=== Stated task ===
Within the entries below, please return exactly the lines from the one with "Clone this chart in Plotly." through the one with "import plotly.graph_objects as go", leaving out any pictures.

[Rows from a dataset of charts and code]
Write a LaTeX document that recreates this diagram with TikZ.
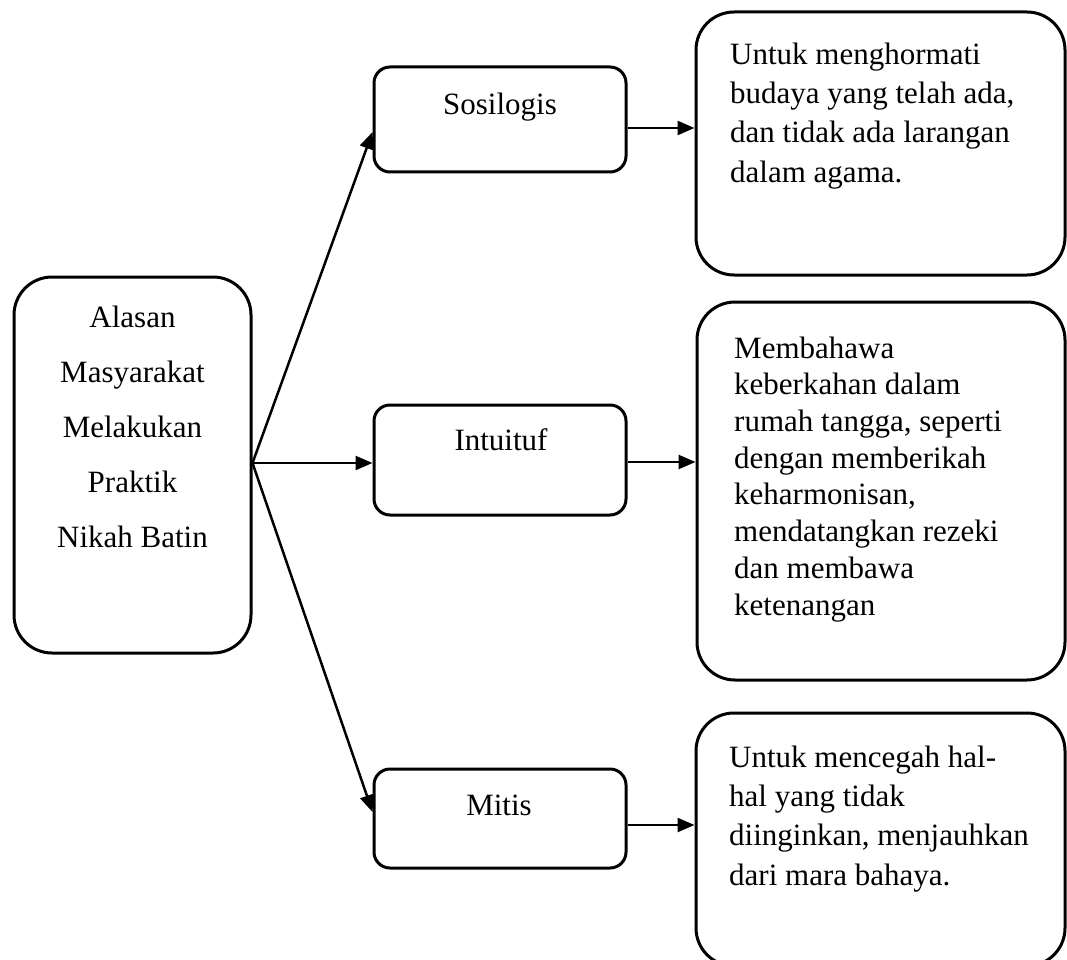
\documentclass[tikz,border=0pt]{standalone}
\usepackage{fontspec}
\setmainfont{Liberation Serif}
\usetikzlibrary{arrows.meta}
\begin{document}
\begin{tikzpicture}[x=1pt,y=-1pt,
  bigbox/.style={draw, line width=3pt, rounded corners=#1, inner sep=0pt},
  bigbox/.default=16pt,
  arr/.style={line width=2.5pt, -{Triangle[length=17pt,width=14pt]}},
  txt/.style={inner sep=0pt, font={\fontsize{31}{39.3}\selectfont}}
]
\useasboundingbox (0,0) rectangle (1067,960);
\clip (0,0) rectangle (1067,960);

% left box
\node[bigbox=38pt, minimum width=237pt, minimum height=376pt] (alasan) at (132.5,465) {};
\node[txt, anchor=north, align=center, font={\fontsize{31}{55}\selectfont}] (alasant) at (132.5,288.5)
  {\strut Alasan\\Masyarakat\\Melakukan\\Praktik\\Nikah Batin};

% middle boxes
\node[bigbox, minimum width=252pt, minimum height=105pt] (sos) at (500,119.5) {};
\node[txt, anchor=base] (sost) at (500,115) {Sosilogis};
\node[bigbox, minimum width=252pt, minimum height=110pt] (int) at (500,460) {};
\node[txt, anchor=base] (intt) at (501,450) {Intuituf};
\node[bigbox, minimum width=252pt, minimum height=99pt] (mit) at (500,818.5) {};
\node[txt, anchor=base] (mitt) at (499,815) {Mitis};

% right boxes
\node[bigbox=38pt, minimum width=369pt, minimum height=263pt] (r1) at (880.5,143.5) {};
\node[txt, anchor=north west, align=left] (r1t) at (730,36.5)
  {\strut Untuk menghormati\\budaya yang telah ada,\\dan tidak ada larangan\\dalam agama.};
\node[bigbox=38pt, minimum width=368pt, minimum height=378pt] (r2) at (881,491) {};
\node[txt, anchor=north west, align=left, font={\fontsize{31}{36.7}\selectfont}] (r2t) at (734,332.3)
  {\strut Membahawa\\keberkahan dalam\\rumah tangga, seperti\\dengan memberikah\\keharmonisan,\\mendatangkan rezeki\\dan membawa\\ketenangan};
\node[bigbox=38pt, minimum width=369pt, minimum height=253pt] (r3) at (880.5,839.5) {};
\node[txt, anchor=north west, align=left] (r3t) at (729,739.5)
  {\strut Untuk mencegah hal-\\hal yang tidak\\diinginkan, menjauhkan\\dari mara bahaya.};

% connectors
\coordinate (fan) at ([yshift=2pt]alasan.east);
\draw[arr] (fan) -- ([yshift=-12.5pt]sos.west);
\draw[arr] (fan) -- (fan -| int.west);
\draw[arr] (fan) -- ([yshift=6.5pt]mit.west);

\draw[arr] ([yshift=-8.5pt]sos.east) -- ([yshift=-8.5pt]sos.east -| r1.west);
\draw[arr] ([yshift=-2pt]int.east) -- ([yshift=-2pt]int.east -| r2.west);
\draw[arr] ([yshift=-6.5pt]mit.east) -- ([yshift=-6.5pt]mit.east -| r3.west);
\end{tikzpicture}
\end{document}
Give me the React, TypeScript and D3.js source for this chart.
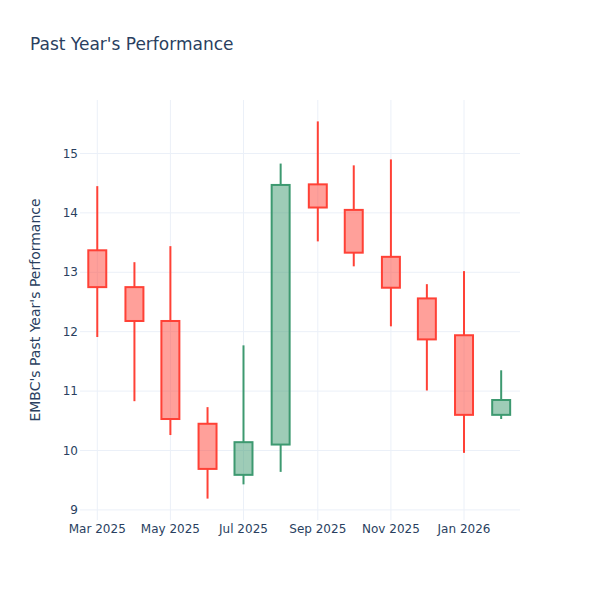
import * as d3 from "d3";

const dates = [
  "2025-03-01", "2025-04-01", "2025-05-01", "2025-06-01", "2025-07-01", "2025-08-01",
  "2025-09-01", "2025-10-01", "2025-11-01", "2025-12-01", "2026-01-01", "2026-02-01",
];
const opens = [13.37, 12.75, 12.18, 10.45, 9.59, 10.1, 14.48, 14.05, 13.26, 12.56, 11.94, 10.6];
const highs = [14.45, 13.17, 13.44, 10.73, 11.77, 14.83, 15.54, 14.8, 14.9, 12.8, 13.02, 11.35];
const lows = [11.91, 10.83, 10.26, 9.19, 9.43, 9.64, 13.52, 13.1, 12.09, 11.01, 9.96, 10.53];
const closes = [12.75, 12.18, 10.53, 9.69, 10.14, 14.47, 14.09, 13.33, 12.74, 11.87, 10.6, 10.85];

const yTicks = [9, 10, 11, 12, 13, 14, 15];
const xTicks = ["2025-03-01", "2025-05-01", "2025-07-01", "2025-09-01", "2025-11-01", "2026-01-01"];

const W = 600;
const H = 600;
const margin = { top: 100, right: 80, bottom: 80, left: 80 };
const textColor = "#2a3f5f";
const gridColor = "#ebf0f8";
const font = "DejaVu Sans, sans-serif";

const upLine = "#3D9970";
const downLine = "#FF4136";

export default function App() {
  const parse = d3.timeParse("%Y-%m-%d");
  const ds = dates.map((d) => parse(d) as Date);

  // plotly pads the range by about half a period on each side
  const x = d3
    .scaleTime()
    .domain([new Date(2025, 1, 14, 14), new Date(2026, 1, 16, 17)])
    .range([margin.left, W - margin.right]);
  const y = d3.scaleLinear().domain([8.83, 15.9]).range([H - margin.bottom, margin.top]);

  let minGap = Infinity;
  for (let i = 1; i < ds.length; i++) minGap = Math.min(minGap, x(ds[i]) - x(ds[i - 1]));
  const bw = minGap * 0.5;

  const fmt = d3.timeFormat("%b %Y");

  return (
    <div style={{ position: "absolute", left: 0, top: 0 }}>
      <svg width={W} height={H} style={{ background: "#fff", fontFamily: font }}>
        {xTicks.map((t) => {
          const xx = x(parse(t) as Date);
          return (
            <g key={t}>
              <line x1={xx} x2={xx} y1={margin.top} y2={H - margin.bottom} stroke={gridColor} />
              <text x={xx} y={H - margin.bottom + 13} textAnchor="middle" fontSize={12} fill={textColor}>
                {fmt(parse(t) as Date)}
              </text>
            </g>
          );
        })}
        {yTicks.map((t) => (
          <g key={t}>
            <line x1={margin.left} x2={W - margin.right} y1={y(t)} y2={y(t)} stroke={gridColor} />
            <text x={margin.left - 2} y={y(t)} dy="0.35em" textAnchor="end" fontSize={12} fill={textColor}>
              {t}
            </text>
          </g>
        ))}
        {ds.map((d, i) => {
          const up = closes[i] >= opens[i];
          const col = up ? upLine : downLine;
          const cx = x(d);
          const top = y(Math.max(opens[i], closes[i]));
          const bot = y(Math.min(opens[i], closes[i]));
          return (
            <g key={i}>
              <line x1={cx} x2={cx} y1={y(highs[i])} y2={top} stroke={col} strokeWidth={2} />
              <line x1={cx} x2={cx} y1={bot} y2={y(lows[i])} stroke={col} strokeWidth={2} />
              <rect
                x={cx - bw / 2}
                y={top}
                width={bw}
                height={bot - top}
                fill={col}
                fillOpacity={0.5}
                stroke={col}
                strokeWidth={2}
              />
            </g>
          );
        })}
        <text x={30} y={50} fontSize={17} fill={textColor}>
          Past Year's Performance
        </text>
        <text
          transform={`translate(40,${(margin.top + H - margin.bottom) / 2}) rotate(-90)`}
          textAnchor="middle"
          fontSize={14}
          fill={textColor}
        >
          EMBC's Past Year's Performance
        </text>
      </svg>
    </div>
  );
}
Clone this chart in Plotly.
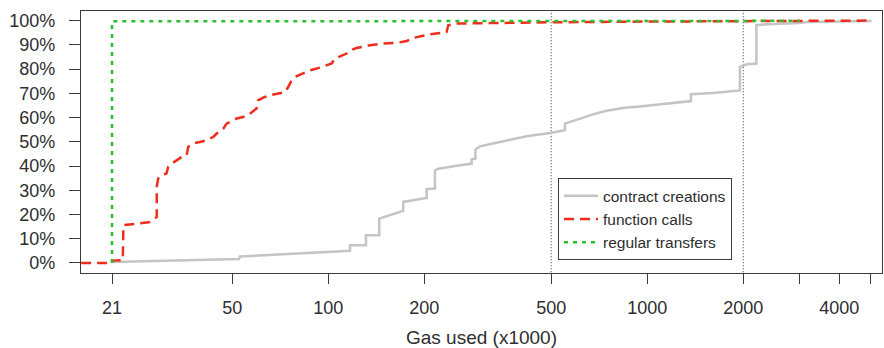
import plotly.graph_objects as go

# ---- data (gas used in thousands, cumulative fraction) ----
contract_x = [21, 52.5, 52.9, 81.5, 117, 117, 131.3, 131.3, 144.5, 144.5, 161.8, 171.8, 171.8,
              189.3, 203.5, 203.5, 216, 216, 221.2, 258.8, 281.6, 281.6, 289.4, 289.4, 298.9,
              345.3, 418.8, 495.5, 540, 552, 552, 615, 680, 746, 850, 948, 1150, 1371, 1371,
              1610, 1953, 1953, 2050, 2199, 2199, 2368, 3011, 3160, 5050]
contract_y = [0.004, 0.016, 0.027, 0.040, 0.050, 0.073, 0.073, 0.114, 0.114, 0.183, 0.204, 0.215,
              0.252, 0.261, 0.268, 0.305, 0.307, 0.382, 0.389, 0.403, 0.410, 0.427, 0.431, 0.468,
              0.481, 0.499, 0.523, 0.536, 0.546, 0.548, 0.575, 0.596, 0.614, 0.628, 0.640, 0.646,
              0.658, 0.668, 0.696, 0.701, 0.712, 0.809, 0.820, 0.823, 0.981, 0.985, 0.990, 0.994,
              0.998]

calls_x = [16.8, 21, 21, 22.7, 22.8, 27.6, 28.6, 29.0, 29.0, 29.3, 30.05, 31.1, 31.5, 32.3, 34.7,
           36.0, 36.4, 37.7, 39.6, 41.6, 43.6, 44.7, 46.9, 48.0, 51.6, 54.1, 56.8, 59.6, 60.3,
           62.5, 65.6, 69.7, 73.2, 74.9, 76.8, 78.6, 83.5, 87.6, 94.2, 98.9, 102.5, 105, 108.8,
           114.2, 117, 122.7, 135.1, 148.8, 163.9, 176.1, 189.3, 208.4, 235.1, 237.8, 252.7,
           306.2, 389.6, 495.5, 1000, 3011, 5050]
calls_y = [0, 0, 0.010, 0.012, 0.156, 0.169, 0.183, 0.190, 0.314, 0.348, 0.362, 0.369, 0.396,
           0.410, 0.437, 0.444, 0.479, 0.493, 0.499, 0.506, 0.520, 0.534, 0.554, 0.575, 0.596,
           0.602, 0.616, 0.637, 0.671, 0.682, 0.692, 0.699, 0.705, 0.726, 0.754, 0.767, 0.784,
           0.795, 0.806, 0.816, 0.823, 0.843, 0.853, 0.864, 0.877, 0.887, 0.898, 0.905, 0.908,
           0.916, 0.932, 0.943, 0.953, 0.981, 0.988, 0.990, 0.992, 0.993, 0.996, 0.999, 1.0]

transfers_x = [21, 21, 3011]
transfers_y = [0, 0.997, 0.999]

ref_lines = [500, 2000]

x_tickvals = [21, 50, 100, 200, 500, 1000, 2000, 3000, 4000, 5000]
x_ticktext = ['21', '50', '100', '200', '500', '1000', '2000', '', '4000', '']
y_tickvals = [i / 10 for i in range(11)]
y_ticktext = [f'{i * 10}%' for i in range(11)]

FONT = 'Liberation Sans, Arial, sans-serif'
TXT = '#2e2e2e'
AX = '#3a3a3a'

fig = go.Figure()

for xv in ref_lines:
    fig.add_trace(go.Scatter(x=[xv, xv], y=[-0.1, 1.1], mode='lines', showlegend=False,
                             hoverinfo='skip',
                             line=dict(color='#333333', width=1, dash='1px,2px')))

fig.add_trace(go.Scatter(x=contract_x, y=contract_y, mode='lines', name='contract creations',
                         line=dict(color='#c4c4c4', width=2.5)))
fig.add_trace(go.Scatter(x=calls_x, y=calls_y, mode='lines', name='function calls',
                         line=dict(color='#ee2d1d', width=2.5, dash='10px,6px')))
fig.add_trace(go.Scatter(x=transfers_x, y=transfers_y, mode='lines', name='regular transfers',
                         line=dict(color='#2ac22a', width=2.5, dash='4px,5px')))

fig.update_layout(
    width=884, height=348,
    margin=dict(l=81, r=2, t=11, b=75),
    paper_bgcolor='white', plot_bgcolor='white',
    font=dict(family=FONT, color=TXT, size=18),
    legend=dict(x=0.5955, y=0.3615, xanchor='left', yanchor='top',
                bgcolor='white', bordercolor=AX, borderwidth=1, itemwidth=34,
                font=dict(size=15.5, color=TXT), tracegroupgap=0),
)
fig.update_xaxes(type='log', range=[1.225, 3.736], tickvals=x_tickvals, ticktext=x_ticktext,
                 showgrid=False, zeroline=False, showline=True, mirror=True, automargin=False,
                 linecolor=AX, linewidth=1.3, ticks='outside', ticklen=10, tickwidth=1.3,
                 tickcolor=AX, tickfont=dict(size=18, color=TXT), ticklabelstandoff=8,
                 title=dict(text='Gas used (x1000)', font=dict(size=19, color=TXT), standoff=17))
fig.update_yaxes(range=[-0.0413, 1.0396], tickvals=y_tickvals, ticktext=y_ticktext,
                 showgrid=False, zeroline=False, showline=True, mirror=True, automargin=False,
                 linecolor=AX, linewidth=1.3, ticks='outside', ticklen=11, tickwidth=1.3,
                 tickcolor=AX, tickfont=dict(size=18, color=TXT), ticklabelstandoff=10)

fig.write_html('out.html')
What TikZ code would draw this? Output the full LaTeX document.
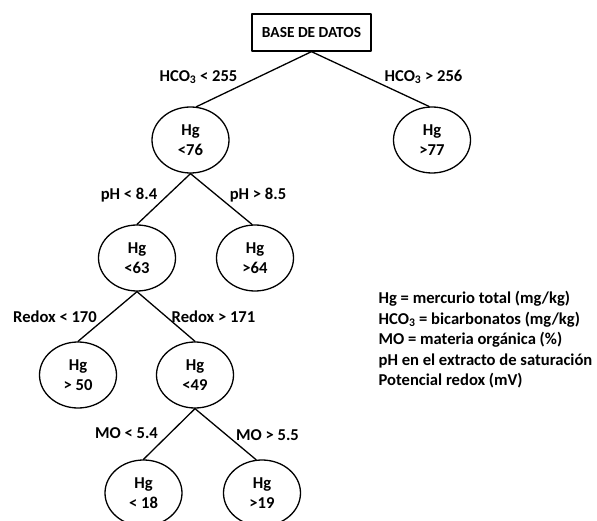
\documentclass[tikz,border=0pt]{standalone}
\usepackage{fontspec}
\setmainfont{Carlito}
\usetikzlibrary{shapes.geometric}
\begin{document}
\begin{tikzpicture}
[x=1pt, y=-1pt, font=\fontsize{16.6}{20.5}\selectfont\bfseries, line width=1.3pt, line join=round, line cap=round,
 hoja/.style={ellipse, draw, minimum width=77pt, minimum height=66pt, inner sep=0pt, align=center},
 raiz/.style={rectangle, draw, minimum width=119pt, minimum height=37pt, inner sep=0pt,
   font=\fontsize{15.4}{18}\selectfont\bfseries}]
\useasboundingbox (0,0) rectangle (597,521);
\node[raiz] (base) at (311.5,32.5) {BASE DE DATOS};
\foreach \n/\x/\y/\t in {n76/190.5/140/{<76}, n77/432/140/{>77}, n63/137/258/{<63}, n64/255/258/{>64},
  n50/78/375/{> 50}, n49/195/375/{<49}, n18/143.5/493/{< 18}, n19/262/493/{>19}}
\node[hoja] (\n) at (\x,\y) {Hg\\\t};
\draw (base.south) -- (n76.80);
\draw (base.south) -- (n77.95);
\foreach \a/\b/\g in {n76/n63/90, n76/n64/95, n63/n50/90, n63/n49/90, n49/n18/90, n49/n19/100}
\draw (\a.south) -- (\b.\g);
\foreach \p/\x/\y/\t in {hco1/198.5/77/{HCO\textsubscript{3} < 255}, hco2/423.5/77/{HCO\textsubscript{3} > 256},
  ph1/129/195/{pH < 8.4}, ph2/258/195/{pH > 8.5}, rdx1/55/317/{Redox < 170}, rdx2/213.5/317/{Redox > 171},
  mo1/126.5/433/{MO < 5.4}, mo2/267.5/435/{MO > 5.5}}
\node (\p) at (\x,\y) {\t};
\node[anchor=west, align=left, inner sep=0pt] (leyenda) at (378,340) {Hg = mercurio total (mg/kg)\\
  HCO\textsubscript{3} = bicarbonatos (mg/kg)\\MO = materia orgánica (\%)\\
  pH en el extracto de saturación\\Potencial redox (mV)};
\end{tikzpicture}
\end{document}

=== Answer to this exercise ===
Clone this chart in Plotly.
import plotly.graph_objects as go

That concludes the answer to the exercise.